Summing a list of numbers
    The algorithm for summing a list of numbers added each number in turn to the sum.  If there were N numbers in the list, the time needed would be some constant (the time needed to add a pair of numbers) times N.  Thus if we doubled the number of numbers to 2N, then the time needed would also be doubled.  This algorithm is "linear" and behaves like the straight line in the graph above.
 
Sorting a list of names
    The first sorting algorithm which we looked at, selection sort, takes each unsorted list and goes through each item in order to identify the smallest.  The first unsorted list consists of all N items in the original, and each successive unsorted list is one smaller, as the smallest item each time is placed in its correct position.  So the first search for the smallest will take N operations, the next search for the smallest will take N-1 operations, the next N-2 operations, and so on until the last searach for the smallest take 2 operations (we don't need to search when the list has only one item).  Thus the time needed will be a constant times the following sum:

                    N + (N-1) + (N-2) + ... + 3 + 2 + 1

(We include the 1 to create a sum for which a standard formula applies, it adds only a small constant which does not affect the overall result.)  This sum, the sum of the first N integers, is known to be

                   N (N+1) / 2  which is approximately    N2/2.

Since we know that this is multiplied by some constant representing the time the operations take on a specific machine, we can see that the time needed for this algorithm varies like N2, the square of the amount of data.  Thus the time needed for the selection sort algorithm behaves like the upper curve in the graph above; each time the size of the list is doubled, the amount of time needed is increased by a factor of four.  Such an algorithm is called quadratic.
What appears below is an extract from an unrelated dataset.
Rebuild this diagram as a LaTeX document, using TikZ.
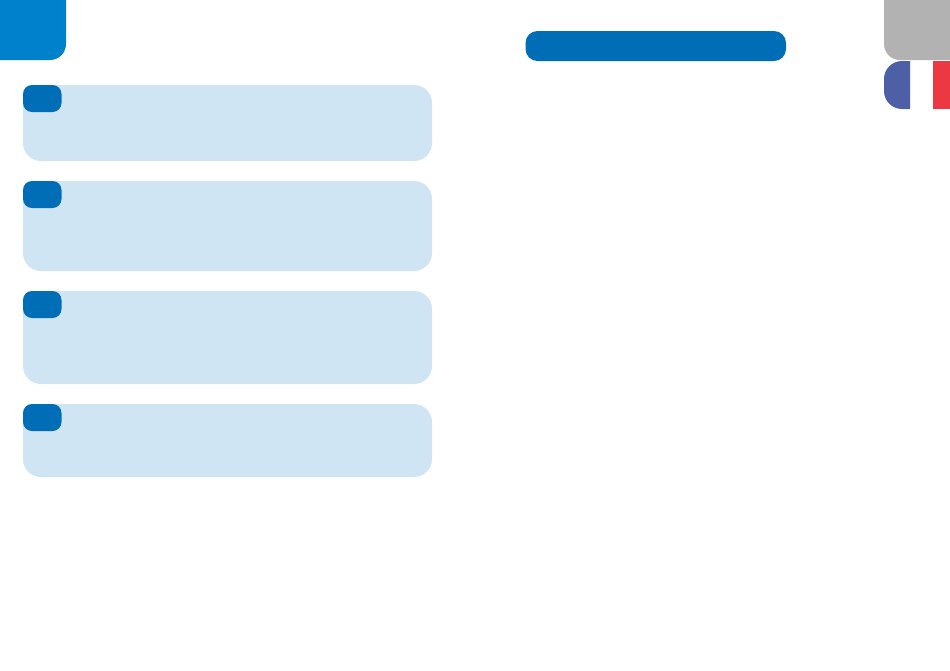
\documentclass[tikz,border=0pt]{standalone}

\definecolor{tabblue}{HTML}{0081CC}
\definecolor{badgeblue}{HTML}{006DB7}
\definecolor{panelblue}{HTML}{D0E5F4}
\definecolor{tabgray}{HTML}{B2B2B2}
\definecolor{flagblue}{HTML}{4D60A5}
\definecolor{flagred}{HTML}{EB3842}

\tikzset{
  panel/.style={fill=panelblue,rounded corners=18pt},
  badge/.style={fill=badgeblue,rounded corners=9pt}
}

\begin{document}
\begin{tikzpicture}[x=1pt,y=-1pt]
   \useasboundingbox [fill=white] (0,0) rectangle (950,670);

   % Corner tabs
   \fill [tabblue] (0,0) -- (66,0) [rounded corners=16pt] -- (66,60) [sharp corners] -- (0,60) -- cycle;
   \fill [tabgray] (950,0) -- (884,0) [rounded corners=16pt] -- (884,60) [sharp corners] -- (950,60) -- cycle;

   % Flag
   \fill [flagblue] (910,61) [rounded corners=18pt] -- (884,61) -- (884,109) [sharp corners] -- (910,109) -- cycle;
   \fill [flagred] (933,61) rectangle (950,109);

   % Title bar
   \fill [badgeblue, rounded corners=12pt] (525.5,31) rectangle (786,61);

   % Panels with their badges
   \foreach \ytop/\ybot in {85/161, 181/271, 291/384, 404/477} {
     \fill [panel] (23,\ytop) rectangle (432,\ybot);
     \fill [badge] (23,\ytop) rectangle (61.5,\ytop+27);
   }
\end{tikzpicture}
\end{document}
    The second sorting algorithm, bin sort, depended on the fact that we sort a list of numbers which have a limited  number of decimal places, as might be the case for a set of identity numbers.  If the numbers each have k or fewer digits (we'll assume they are all positive), then simply think of them as all having exactly k digits, with zeroes filling in the higher digits when needed.  Recall that the algorithm goes through the entire set of numbers once for each digit place, first placing them in "bins" according to the least significant digit, then the next, and so on.  Thus the total number of operations to sort N numbers is kN.  Since we are assuming a fixed k, the time needed to sort the list is simply a constant times N, a linear relationship like the lower curve in the graph above.  As the length of the list to be sorted gets larger and larger, the bin sort will work faster than the selection sort by a wide margin -- it has a smaller computational complexity.
 

Factoring an integer
    The problem of factoring an integer had a fairly simple algorithm.  We simply try dividing by every odd number, until the number being factored is reduced to one by the divisions.  The worst possibility will be when  the number to be factored is prime.  In that case, we will need to try every odd number up to and including the target number.  If the target number is T, then we try dividing by T/2 odd numbers, so the time needed for this algorithm is some constant times the value of the target number.

    However, the value of the target number is not the same as the size of the data -- meaning the amount of space needed to store the number. The amount of data is the number of digits in the number.  Each time we add an additional digit to a number (assuming the highest digit has the same value), we in effect multiply the number by ten:  230 is tens times as large as 23, and 2300 is ten times as large as 230.  If we let N be the number of digits, then the value of the number is approximately 10N, so the time needed to carry out the algorithm is some constant times 10N.  This is an exponential function which grows faster than any power of N (like N2, N3, or N10, or N100).
 

Reasonable and "Hard" Problems

    Computer scientists sometimes call problems which can be computed in a time proportional to a power of N, the size of the data,  reasonable.  The summing algorithm and both sort algorithms discussed above would be "reasonable."  This is because as computers get faster and faster with advances in technology, the size of problems which can be solved using these methods grows fairly fast as well.

    Problems for which the best algorithm has a time complexity which grows proportional to an exponential function of N, the amount of data, are considered hard.  The factoring algorithm we discussed above is considered hard, because the time needed to factor a number is multiplied by 10 for each added digit.  In CS 102 a couple years ago, students wrote a program to factor arbitrarily large integers using this method.  An 8 digit integer took about an hour to factor with the faster version of the algorithm on a faster machine.  That means a 9 digit number would take 10 hours, a 10 digit number would take 100 hours, or about 4 days, an 11 digit number would therefore take about 40 days and a 12 digit number would take 400 days or more than a year.  If we keep projecting like this, a 20 digit number, using our algorithm, would take 100,000,000 years (one hundred million years), using our algorithm.

    Now, faster factoring algorithms are known, and faster computers are available.  However, there is no known factoring algorithm that does better than the exponential pattern, just ones that make the constant smaller.  Consequently, even if we found a combination of algorithm and machine that was a million times faster than ours, it would take 100 years to factor a 20 digit prime, and by going only up to 25 digits, we would increase the time to 10,000,000 years.  This is why this type of problem is considered "hard."
 

Factoring and Encryption

    Some modern encryption techniques are based on algorithms involving primes, such that in order to break the code, it would be necessary to factor a number which is the product of two very large primes.  As we have seen above, this would take a time which is an exponential function of the number of digits in the primes.  Consequently, this is a "hard" problem. As computers get faster, the problem can be put out of the range of any reasonable time by adding just a few digits to the numbers used for the code.  On the other hand, the algorithms which are used to do the encoding and decoding have a complexity which is a small power of the number of digits in the numbers used (N,  N2,or N3), so that they are quite reasonable to compute in a short time, even when the numbers have a large number of digits.